I have a vague recollection of Indrani as a Page 3 denizen. She and Peter, who was the CEO of Star India, were obviously party animals. Later, they started another channel. Now Vir Sanghvi, senior journalist, has given an interview about his ex-bosses. I don't understand this. If he does not have any clues about the murder, why should he be allowed to barf about what are essentially his peeves against them?
In the initial stages, I watched a high-society punk on two TV channels. It was amazing how he altered his tone to suit each channel's story, and the channels are playing favourites here too.
I fail to understand how these ‘friends’ who say they can't believe such a thing could happen are called upon to judge precisely that. Far more important than the motive, it is for the police to establish that a murder did indeed take place, and the identity of the victim. Right now, they have exhumed the grave and collected a bagful of bones and a skull.
We read this and write about it as though these are things we encounter regularly. The reason we are becoming desensitised is because of the inhumane nature of reportage. The emphasis is on the uber lifestyle. For the middle class, it is a story close enough but certainly not about them. They can, therefore, judge, be it the money angle, the lust angle or the power angle.
Let us pause here. We do judge all crimes and criminals, so why not a woman who has from all evidence produced thus far killed her daughter, a planned murder, wiped out all visible clues, and lived with this and other lies?

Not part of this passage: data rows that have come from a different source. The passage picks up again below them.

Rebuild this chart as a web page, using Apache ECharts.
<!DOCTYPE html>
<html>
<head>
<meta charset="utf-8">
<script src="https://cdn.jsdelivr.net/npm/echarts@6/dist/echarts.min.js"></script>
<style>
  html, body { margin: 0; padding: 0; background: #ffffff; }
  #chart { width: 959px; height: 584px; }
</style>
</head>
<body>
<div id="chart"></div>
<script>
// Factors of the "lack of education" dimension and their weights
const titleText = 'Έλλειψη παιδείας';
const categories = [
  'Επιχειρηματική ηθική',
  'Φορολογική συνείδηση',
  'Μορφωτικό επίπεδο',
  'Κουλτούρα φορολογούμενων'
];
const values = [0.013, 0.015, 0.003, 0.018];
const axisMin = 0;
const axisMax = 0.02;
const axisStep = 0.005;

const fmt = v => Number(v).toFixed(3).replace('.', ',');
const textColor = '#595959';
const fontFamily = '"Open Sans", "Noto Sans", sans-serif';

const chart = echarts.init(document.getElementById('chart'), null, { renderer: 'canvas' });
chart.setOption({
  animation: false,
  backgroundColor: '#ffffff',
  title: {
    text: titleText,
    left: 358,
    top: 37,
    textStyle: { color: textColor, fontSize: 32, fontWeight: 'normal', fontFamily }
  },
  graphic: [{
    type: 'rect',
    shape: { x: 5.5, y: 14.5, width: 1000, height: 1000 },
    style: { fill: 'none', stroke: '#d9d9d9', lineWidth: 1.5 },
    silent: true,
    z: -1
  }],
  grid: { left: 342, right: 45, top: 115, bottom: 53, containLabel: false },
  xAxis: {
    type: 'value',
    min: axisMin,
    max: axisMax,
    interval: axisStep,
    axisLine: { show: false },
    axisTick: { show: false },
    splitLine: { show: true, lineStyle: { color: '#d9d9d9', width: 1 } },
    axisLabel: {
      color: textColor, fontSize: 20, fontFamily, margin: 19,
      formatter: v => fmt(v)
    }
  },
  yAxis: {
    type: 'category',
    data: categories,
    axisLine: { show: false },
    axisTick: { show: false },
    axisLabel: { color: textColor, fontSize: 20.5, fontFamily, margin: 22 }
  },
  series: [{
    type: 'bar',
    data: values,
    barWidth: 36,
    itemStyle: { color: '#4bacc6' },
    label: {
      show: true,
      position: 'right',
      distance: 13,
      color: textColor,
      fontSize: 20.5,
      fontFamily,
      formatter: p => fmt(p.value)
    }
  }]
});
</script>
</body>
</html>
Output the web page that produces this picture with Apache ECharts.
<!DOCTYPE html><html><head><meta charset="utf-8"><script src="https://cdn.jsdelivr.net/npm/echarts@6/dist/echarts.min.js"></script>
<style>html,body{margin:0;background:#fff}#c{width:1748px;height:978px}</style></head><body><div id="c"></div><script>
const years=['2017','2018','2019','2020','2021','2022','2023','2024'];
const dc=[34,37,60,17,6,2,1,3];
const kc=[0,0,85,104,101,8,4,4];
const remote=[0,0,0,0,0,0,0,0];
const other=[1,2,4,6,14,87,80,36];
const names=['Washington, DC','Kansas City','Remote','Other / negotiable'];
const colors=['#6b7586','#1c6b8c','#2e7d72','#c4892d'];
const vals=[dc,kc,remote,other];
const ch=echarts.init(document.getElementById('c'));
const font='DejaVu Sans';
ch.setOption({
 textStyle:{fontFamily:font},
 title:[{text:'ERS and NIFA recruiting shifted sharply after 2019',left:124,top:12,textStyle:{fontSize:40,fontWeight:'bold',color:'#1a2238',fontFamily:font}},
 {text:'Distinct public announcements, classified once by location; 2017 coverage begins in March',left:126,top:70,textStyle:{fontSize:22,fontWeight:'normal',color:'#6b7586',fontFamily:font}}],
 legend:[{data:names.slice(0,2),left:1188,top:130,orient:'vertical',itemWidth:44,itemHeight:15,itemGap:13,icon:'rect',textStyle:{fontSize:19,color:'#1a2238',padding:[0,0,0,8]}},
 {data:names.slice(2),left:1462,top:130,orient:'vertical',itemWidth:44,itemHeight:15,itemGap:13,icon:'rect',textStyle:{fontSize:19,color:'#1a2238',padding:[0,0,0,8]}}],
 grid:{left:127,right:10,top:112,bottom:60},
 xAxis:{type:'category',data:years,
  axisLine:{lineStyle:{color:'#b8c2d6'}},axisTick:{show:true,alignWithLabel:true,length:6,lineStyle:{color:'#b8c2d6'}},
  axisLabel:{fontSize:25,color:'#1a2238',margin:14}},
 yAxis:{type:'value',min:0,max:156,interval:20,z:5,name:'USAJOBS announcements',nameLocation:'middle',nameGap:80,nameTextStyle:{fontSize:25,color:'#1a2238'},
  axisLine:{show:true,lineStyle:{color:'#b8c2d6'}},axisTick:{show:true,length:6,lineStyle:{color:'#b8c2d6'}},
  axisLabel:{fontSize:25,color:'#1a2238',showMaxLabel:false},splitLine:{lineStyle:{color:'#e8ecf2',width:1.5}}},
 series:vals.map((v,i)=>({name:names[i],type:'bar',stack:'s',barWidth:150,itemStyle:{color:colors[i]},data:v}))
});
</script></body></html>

The feminist trope has become mandatory when discussing any public event or cases these days. So, some commentators tell us that it is wrong to diss Indrani by referring to her as ambitious or a femme fatale. There is nothing wrong in being either. I do see that such slotting might convey that a woman with drive is bound to clear whatever comes in the way through any means. It so happens that Indrani did indeed do all of these. Her gender is immaterial.
I read a piece where the writer was angry about this and went on to list quotes not only about this case, but two other publicly visible women, thereby drawing attention to what she was herself dismissive about. While it is a fact that a woman with more than one husband draws attention and sniggers, here these gentlemen were very much a part of the crime, either directly or as evidence.
Some part of her lifestyle will be highlighted for the same reason as some are now talking about how the dynamics might change after the revelation about her being abused by her father as a teenager. Are we going to justify her crime because of it? If we think he is a beast, then should we trust him to shed light on the case?
The driver was an important part of the crime; there is little attention being paid to him. Why? Because we do not have pictures of him holding a cocktail glass? I am curious as to why he had preserved Sheena’s photograph (supposedly to identity her just in case the killing was outsourced) years after the murder? Wouldn’t he have wanted to get rid of it?
What prompted the informer, who woke up after three years?
What intrigues me most is Peter, who appears to be given the benefit of amnesia. He does not seem to know about anything and has portrayed himself as a lovelorn man who only trusted his wife, and did not seem to know about anything, including her being the mother of these two children she called her siblings. He says he has never met her parents, either.
Since we do not know how well she knew his family, is it possible that they functioned as a supra nuclear family? They weren’t very young, and had experienced previous marriages. The term “delusions of grandeur” has been used for Indrani. It is possible that this was a delusional compact world they chose to lead, where ‘others’ were not admitted as more than passersby. He probably believed her because he couldn’t care less about another version, just as she probably trusted him for other things.
I am surprised that people are shocked not so much by the murder as by the relationship. These are the same people who are quite okay with discussing minutiae of their own ‘happy lives’ in private messages to strangers on the internet. Therefore, nobody is in a position to discuss the dysfunctional.
As regards the crime, usually we say there should be justice for the family. Isn't that redundant here?